Definition:
A maximal element in the partially ordered set (for the inclusion relation) of all filters on a set $X$ is called an ultrafilter on $X$
Theorem:
If $\mathcal{F}$ is a filter on a set $X$, then there exists an ultrafilter $\mathcal{U}$ such that $\mathcal{F} \subseteq \mathcal{U}$
Proof my book provides:
Consider the set $\mathcal{X} := \{\mathcal{G} \mid \mathcal{G}\mathrm{\ filter}, \mathcal{F} \subseteq \mathcal{G}\}$. Then $(\mathcal{X}, \subseteq)$ is a poset and it is inductive ordened. Hence, the existence of the ultrafilter $\mathcal{U}$ follows by Zorn's lemma. $\square$
My questions:
1) I already proved that the set of all filters on $X$ is partially ordered.
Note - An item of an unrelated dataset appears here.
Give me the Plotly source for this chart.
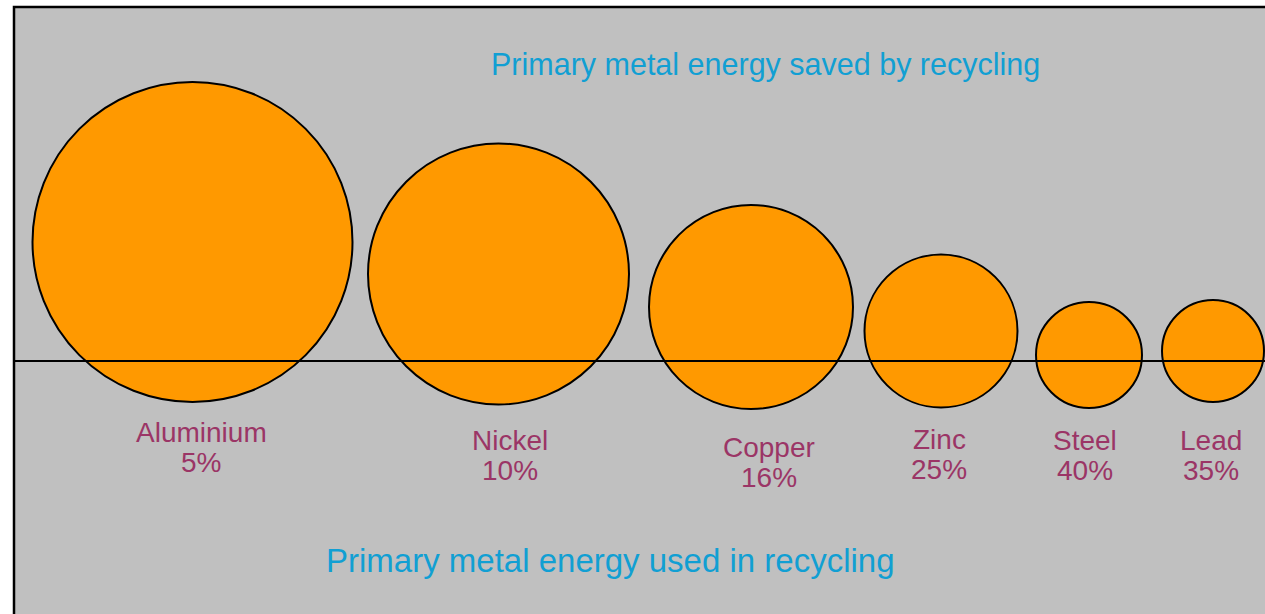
import plotly.graph_objects as go

# ---- data ----
metals = ["Aluminium", "Nickel", "Copper", "Zinc", "Steel", "Lead"]
energy_used_pct = [5, 10, 16, 25, 40, 35]          # % of primary energy used in recycling
bubble_size = [320, 261, 204, 153, 106, 102]         # relative bubble size (diameter, px)

# ---- layout positions (pixel-like data units) ----
bubble_x = [192.5, 498.5, 751, 941, 1089, 1213]
bubble_y = [242, 274, 307, 331, 355, 351]
label_x = [201, 510, 769, 939, 1085, 1211]
label_base = [442, 450, 457, 449, 450, 450]
line_gap = 30.5
baseline_y = 361

W, H = 1265, 614
label_font = 28
label_color = "#9b3566"
title_color = "#119fd3"
FONT = "Liberation Sans, Arial, sans-serif"

fig = go.Figure()

fig.add_trace(go.Scatter(
    x=bubble_x, y=bubble_y, mode="markers",
    marker=dict(size=bubble_size, color="#ff9900",
                line=dict(color="black", width=2), opacity=1),
    hoverinfo="text", text=[f"{m}: {p}%" for m, p in zip(metals, energy_used_pct)],
    showlegend=False,
))

annotations = []
for m, p, lx, lb in zip(metals, energy_used_pct, label_x, label_base):
    for i, t in enumerate([m, f"{p}%"]):
        annotations.append(dict(
            x=lx, y=lb + i * line_gap - 0.35 * label_font, xref="x", yref="y",
            text=t, showarrow=False, xanchor="center", yanchor="middle",
            font=dict(family=FONT, size=label_font, color=label_color)))

annotations.append(dict(
    x=765, y=75 - 0.35 * 30.5, xref="x", yref="y",
    text="Primary metal energy saved by recycling", showarrow=False,
    xanchor="center", yanchor="middle",
    font=dict(family=FONT, size=30.5, color=title_color)))
annotations.append(dict(
    x=610, y=572 - 0.35 * 33, xref="x", yref="y",
    text="Primary metal energy used in recycling", showarrow=False,
    xanchor="center", yanchor="middle",
    font=dict(family=FONT, size=33, color=title_color)))

shapes = [
    dict(type="rect", xref="x", yref="y", x0=14, y0=7, x1=W + 5, y1=H + 5,
         fillcolor="#c0c0c0", line=dict(color="black", width=2.5), layer="below"),
    dict(type="line", xref="x", yref="y", x0=14, x1=W, y0=baseline_y, y1=baseline_y,
         line=dict(color="black", width=2), layer="above"),
]

fig.update_layout(
    width=W, height=H,
    margin=dict(l=0, r=0, t=0, b=0),
    paper_bgcolor="white", plot_bgcolor="white",
    xaxis=dict(range=[0, W], visible=False, fixedrange=True),
    yaxis=dict(range=[H, 0], visible=False, fixedrange=True),
    annotations=annotations, shapes=shapes,
    showlegend=False,
)

fig.write_html("out.html", config={"displayModeBar": False},
               post_script="document.body.style.margin='0px';document.body.style.overflow='hidden';")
Does this imply that the poset ($\mathcal{X}, \subseteq)$ is inductive ordened as well? I think not, but my book claims it does.
2) The proof in my book gives a maximal element of the set $\mathcal{X}$, which is a subset of the set of all filters. Hence, is the maximal element found by Zorn's lemma also a maximal element in the set of all filters on $X$? This should be true (but I can't prove it), in order for $\mathcal{U}$ (that is found in the proof) to be an ultrafilter by definition.
I don't know what is the definition of inductive order in that book, but in Wolfram one possibility is a partially ordered set in which every totally ordered subset has an upper bound.
This is the case of $(\mathcal X,\subseteq)$ because if $(\mathcal G_i)_{i \in I}$ is a chain of filters containing $\mathcal F$, then $\mathcal G=\bigcup_{i\in I}\mathcal G_i$ is an upper bound of that chain.
So you are in conditions of applying Zorn's Lemma, and conclude that $(\mathcal X,\subseteq)$ has a maximal element which is, therefore, an ultrafilter.